Economic Benefits of On-Demand Fuel Delivery
There are three main economic benefits of on-demand fuel delivery: eliminating the need to travel, saving on the cost of fuel, and meeting sustainability goals.
When customer choose to deliver their fuel, it immediately eliminates unnecessary travel. This means that instead of using valuable time traveling to and filling at a gas station, customers are able to deliver top-notch service for their customers. Reducing the number of trips to the gas station also has a positive benefit on the wear and tear of the vehicle. While seemingly a minimal cost, when added up day-after-day, eliminating travel can quickly add up to a big savings in maintenance and repair.
Delivering fuel also gives customers a great deal on the cost of fuel. On-demand fuel delivery companies often purchase fuel in bulk and are able to pass on the savings to customers. They do not have the same overhead costs of a traditional gas station and are able to offer more competitive pricing. A study conducted by the University of California, Berkeley, found that on-demand fuel delivery services can save consumers up to 50 cents per gallon of fuel.
Many companies today are dedicated to doing their part in making sustainability a priority. Using on-demand fuel delivery services is an easy way to reduce greenhouse gas emissions.
Traditional Gas Station versus On-Demand Fuel Delivery
To truly understand the value of on-demand fuel delivery, it’s important to compare the economics against the traditional gas station. There are five areas that show distinct advantages for choosing fuel delivery.
Overhead Costs
On-demand fuel delivery services have lower overhead costs. Since fuel delivery companies are not fixed to a single location, they are often able to minimize administrative costs. They also don’t often keep inventory on-site which reduces shrink and inventory loss. Alternatively, traditional gas stations have high overhead costs including land purchase or lease, construction, maintenance, employee salaries, and equipment maintenance.
Delivery Fees:
On-demand fuel delivery services may charge a delivery fee, which is not something that happens in the traditional gas station model. However, traditional gas stations do often charge differently for payment types (cash versus credit) and can ask for extra fees for full service.
Fuel Prices:
Traditional gas stations may be able to offer lower fuel prices in some cases due to their ability to purchase fuel in large quantities. On the other hand, on-demand fuel delivery companies may be able to negotiate better prices with fuel suppliers since they often purchase fuel in bulk. These companies also have flexibility in where and how they receive their fuel supply, which allows them to find the best price.
Convenience:
Convenience is top of the list for on-demand fuel delivery services. Customers don’t have to travel to a gas station to fill up their tanks like they would do for a traditional gas station.
Competitive Market:
The on-demand fuel delivery market is becoming increasingly competitive, which can result in lower prices and better service for consumers. Traditional gas stations are also facing increased competition from on-demand fuel delivery services and may need to lower their prices or improve their services to remain competitive.
Conclusion
The on-demand fuel delivery market is still emerging but there are but a few market leaders like Booster, who have been able to deliver value for their customers. Booster is a diesel fuel supplier that is able to offer customers fueling services for gas, diesel, and renewable.

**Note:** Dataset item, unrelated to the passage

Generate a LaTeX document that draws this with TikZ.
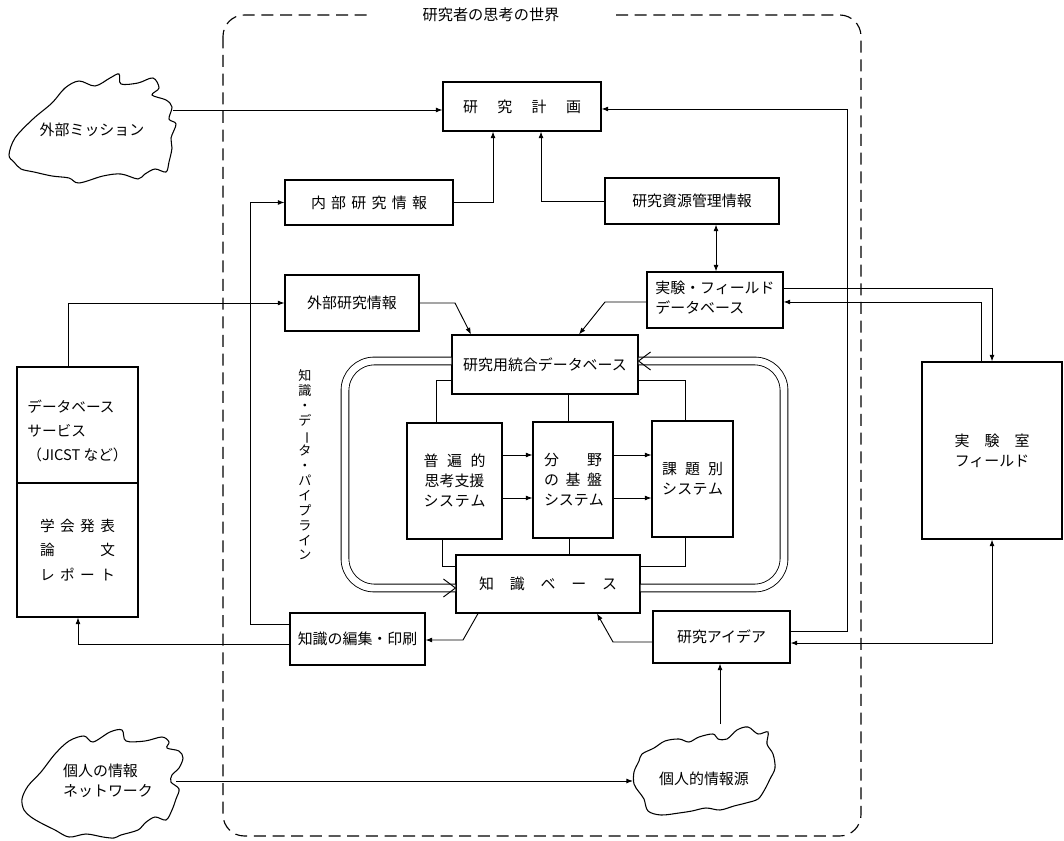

By eliminating the need for a physical gas station location, on-demand fuel delivery companies like Booster are able to offer customers a more convenient and cost-effective way to refuel their vehicles.
While the economics of on-demand fuel delivery versus the traditional gas station model will depend on various factors such as location, delivery fees, and fuel prices, the convenience and potential cost savings associated with on-demand fuel delivery make it an attractive option for many consumers and businesses. As this market continues to innovate and grow, it will be interesting to see how it continues to evolve and impact the fuel industry as a whole.